(Prompt): Restate the data word for word and leave the images out.

(Data block):
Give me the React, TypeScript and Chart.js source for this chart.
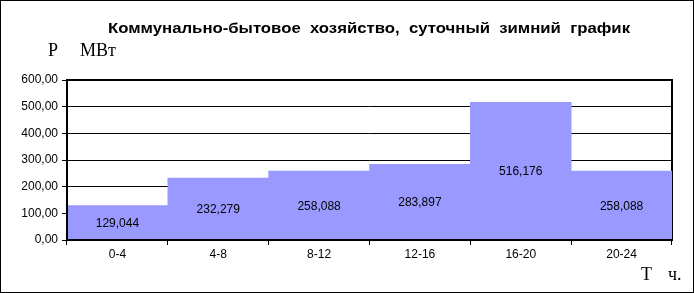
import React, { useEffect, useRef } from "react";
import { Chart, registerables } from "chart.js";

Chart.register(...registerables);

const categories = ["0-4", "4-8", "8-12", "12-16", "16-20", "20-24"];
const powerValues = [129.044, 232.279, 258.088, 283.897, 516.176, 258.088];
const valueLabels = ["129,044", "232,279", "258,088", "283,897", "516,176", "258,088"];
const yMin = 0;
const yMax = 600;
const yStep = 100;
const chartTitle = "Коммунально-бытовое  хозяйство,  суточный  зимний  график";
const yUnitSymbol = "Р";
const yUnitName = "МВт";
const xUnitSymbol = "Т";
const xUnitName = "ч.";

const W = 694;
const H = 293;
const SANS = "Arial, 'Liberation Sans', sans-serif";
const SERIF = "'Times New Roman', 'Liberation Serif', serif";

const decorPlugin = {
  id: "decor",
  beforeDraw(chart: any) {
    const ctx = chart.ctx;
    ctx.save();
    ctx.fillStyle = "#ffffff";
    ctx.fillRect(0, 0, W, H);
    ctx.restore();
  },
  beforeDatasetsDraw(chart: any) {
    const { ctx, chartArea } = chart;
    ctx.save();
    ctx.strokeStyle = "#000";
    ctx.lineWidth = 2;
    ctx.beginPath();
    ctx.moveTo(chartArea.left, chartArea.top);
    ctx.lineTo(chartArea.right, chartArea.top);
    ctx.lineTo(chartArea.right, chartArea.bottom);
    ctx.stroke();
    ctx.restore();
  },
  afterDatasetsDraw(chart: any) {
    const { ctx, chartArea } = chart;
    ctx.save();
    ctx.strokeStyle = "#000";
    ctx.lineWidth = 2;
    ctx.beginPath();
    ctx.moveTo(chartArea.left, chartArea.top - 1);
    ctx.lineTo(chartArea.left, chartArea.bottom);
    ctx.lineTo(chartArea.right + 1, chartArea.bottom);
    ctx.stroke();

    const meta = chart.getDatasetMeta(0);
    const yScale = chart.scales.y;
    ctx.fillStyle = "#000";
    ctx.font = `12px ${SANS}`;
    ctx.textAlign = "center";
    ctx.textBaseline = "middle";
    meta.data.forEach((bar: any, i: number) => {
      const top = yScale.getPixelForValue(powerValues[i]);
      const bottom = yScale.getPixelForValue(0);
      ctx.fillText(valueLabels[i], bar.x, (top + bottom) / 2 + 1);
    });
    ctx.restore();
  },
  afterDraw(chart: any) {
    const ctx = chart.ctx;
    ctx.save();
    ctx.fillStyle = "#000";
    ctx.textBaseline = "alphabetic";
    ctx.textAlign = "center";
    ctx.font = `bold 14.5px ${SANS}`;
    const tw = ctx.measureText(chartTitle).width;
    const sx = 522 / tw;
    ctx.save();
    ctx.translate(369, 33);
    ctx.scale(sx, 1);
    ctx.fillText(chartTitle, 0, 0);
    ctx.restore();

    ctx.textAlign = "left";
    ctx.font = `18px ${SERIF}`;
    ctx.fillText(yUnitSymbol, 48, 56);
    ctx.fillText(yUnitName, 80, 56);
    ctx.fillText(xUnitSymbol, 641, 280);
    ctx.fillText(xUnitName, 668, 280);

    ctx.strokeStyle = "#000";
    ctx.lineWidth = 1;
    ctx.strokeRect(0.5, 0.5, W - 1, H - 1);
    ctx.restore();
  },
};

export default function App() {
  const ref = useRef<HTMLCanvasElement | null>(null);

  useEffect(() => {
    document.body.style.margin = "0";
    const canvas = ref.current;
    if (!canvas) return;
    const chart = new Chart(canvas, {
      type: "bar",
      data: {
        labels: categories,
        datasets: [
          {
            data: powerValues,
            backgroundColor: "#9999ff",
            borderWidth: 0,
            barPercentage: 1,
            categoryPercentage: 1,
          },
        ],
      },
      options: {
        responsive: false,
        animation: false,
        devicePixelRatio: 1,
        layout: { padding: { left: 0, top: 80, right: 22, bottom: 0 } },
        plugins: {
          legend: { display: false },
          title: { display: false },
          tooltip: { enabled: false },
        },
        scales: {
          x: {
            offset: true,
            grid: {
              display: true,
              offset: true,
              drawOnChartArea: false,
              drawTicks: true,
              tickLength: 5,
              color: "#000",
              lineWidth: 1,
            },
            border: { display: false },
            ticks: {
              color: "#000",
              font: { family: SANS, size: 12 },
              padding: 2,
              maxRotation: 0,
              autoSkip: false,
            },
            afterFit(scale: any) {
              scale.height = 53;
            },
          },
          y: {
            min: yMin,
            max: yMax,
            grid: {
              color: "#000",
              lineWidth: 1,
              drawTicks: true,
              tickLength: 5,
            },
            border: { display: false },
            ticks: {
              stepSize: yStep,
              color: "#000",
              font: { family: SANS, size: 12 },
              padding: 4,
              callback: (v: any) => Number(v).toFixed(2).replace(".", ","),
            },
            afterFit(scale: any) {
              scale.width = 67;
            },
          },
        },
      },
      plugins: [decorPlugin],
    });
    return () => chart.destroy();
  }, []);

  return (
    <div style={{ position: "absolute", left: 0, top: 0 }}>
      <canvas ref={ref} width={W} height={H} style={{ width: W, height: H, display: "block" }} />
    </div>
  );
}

(Output below):
Give me the React, TypeScript and Chart.js source for this chart.
import React, { useEffect, useRef } from "react";
import { Chart, registerables } from "chart.js";

Chart.register(...registerables);

const categories = ["0-4", "4-8", "8-12", "12-16", "16-20", "20-24"];
const powerValues = [129.044, 232.279, 258.088, 283.897, 516.176, 258.088];
const valueLabels = ["129,044", "232,279", "258,088", "283,897", "516,176", "258,088"];
const yMin = 0;
const yMax = 600;
const yStep = 100;
const chartTitle = "Коммунально-бытовое  хозяйство,  суточный  зимний  график";
const yUnitSymbol = "Р";
const yUnitName = "МВт";
const xUnitSymbol = "Т";
const xUnitName = "ч.";

const W = 694;
const H = 293;
const SANS = "Arial, 'Liberation Sans', sans-serif";
const SERIF = "'Times New Roman', 'Liberation Serif', serif";

const decorPlugin = {
  id: "decor",
  beforeDraw(chart: any) {
    const ctx = chart.ctx;
    ctx.save();
    ctx.fillStyle = "#ffffff";
    ctx.fillRect(0, 0, W, H);
    ctx.restore();
  },
  beforeDatasetsDraw(chart: any) {
    const { ctx, chartArea } = chart;
    ctx.save();
    ctx.strokeStyle = "#000";
    ctx.lineWidth = 2;
    ctx.beginPath();
    ctx.moveTo(chartArea.left, chartArea.top);
    ctx.lineTo(chartArea.right, chartArea.top);
    ctx.lineTo(chartArea.right, chartArea.bottom);
    ctx.stroke();
    ctx.restore();
  },
  afterDatasetsDraw(chart: any) {
    const { ctx, chartArea } = chart;
    ctx.save();
    ctx.strokeStyle = "#000";
    ctx.lineWidth = 2;
    ctx.beginPath();
    ctx.moveTo(chartArea.left, chartArea.top - 1);
    ctx.lineTo(chartArea.left, chartArea.bottom);
    ctx.lineTo(chartArea.right + 1, chartArea.bottom);
    ctx.stroke();

    const meta = chart.getDatasetMeta(0);
    const yScale = chart.scales.y;
    ctx.fillStyle = "#000";
    ctx.font = `12px ${SANS}`;
    ctx.textAlign = "center";
    ctx.textBaseline = "middle";
    meta.data.forEach((bar: any, i: number) => {
      const top = yScale.getPixelForValue(powerValues[i]);
      const bottom = yScale.getPixelForValue(0);
      ctx.fillText(valueLabels[i], bar.x, (top + bottom) / 2 + 1);
    });
    ctx.restore();
  },
  afterDraw(chart: any) {
    const ctx = chart.ctx;
    ctx.save();
    ctx.fillStyle = "#000";
    ctx.textBaseline = "alphabetic";
    ctx.textAlign = "center";
    ctx.font = `bold 14.5px ${SANS}`;
    const tw = ctx.measureText(chartTitle).width;
    const sx = 522 / tw;
    ctx.save();
    ctx.translate(369, 33);
    ctx.scale(sx, 1);
    ctx.fillText(chartTitle, 0, 0);
    ctx.restore();

    ctx.textAlign = "left";
    ctx.font = `18px ${SERIF}`;
    ctx.fillText(yUnitSymbol, 48, 56);
    ctx.fillText(yUnitName, 80, 56);
    ctx.fillText(xUnitSymbol, 641, 280);
    ctx.fillText(xUnitName, 668, 280);

    ctx.strokeStyle = "#000";
    ctx.lineWidth = 1;
    ctx.strokeRect(0.5, 0.5, W - 1, H - 1);
    ctx.restore();
  },
};

export default function App() {
  const ref = useRef<HTMLCanvasElement | null>(null);

  useEffect(() => {
    document.body.style.margin = "0";
    const canvas = ref.current;
    if (!canvas) return;
    const chart = new Chart(canvas, {
      type: "bar",
      data: {
        labels: categories,
        datasets: [
          {
            data: powerValues,
            backgroundColor: "#9999ff",
            borderWidth: 0,
            barPercentage: 1,
            categoryPercentage: 1,
          },
        ],
      },
      options: {
        responsive: false,
        animation: false,
        devicePixelRatio: 1,
        layout: { padding: { left: 0, top: 80, right: 22, bottom: 0 } },
        plugins: {
          legend: { display: false },
          title: { display: false },
          tooltip: { enabled: false },
        },
        scales: {
          x: {
            offset: true,
            grid: {
              display: true,
              offset: true,
              drawOnChartArea: false,
              drawTicks: true,
              tickLength: 5,
              color: "#000",
              lineWidth: 1,
            },
            border: { display: false },
            ticks: {
              color: "#000",
              font: { family: SANS, size: 12 },
              padding: 2,
              maxRotation: 0,
              autoSkip: false,
            },
            afterFit(scale: any) {
              scale.height = 53;
            },
          },
          y: {
            min: yMin,
            max: yMax,
            grid: {
              color: "#000",
              lineWidth: 1,
              drawTicks: true,
              tickLength: 5,
            },
            border: { display: false },
            ticks: {
              stepSize: yStep,
              color: "#000",
              font: { family: SANS, size: 12 },
              padding: 4,
              callback: (v: any) => Number(v).toFixed(2).replace(".", ","),
            },
            afterFit(scale: any) {
              scale.width = 67;
            },
          },
        },
      },
      plugins: [decorPlugin],
    });
    return () => chart.destroy();
  }, []);

  return (
    <div style={{ position: "absolute", left: 0, top: 0 }}>
      <canvas ref={ref} width={W} height={H} style={{ width: W, height: H, display: "block" }} />
    </div>
  );
}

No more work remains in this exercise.